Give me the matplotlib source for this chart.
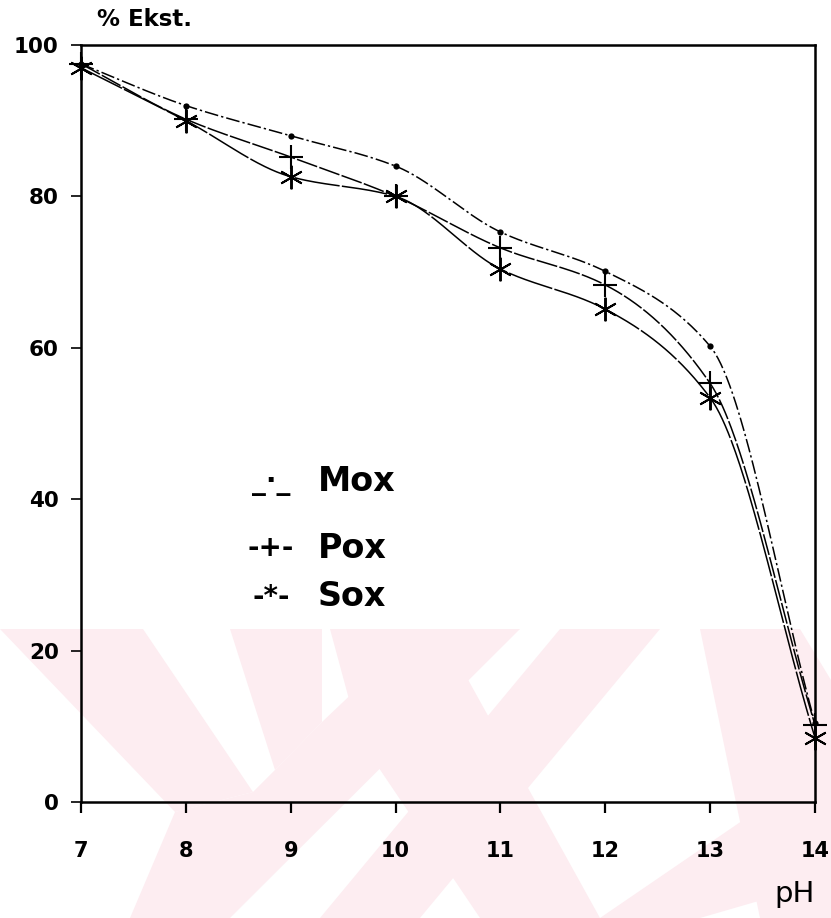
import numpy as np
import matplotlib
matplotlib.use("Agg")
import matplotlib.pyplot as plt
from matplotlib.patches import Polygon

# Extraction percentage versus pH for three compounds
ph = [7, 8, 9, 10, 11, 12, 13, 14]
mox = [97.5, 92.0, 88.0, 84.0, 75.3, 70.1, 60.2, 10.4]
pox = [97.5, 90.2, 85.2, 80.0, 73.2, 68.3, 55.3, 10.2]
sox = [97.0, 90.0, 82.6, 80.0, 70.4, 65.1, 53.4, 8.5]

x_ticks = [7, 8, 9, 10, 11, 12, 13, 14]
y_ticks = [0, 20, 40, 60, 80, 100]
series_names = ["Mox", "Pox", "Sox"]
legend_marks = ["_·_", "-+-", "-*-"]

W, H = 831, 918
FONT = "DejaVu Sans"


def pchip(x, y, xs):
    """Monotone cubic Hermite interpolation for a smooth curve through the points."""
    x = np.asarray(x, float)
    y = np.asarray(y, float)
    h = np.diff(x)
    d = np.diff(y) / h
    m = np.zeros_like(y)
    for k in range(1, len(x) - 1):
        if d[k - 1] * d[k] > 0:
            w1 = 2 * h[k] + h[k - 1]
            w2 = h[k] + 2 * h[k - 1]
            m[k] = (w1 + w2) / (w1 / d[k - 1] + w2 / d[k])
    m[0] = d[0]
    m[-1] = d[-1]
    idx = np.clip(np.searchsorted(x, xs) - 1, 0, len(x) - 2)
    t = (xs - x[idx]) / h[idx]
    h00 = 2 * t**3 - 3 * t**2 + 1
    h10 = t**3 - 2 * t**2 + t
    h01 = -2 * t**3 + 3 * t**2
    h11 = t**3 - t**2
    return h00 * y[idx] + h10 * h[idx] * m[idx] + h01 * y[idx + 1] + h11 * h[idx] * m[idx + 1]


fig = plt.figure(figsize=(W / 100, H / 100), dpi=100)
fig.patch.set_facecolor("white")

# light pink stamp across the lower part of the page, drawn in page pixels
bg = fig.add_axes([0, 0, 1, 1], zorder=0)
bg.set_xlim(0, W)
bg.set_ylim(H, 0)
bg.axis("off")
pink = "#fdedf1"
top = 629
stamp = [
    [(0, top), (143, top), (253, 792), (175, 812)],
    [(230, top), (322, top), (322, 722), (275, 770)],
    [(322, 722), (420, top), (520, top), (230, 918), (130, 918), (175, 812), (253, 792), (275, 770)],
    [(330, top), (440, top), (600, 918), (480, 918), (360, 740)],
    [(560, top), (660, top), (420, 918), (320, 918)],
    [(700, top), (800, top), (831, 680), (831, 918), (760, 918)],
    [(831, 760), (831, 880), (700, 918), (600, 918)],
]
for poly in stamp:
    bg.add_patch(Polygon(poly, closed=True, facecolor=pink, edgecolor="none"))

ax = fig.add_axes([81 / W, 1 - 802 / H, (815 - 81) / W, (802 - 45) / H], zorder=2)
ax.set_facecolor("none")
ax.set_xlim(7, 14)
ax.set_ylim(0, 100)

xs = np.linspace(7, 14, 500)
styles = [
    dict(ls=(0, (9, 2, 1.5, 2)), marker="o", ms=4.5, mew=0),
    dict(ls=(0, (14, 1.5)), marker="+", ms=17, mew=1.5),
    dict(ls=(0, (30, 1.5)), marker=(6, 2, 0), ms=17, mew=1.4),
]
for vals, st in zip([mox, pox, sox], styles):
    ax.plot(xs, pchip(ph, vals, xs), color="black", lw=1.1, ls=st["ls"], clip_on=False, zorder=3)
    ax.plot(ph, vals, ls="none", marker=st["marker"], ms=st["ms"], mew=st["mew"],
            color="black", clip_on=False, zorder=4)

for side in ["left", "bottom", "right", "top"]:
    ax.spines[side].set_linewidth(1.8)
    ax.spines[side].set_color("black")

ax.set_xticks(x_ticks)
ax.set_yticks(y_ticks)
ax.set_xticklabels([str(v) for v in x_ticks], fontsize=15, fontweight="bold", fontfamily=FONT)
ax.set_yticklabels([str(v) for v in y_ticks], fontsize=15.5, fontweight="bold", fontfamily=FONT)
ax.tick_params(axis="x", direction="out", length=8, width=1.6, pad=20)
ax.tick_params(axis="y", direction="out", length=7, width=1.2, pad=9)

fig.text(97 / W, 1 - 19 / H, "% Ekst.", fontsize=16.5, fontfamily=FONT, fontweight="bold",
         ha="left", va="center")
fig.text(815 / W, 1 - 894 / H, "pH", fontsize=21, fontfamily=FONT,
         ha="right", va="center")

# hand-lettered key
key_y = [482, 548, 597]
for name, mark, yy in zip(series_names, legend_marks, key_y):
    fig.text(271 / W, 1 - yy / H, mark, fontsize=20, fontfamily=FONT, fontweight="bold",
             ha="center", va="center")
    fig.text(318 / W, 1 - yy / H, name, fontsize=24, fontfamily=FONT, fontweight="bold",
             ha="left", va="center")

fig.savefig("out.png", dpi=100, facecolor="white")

================================

### Task prompt
Read through the lines above and collect those that contain the string "matplotlib".

### Finished task
Give me the matplotlib source for this chart.
import matplotlib
matplotlib.use("Agg")
import matplotlib.pyplot as plt
from matplotlib.patches import Polygon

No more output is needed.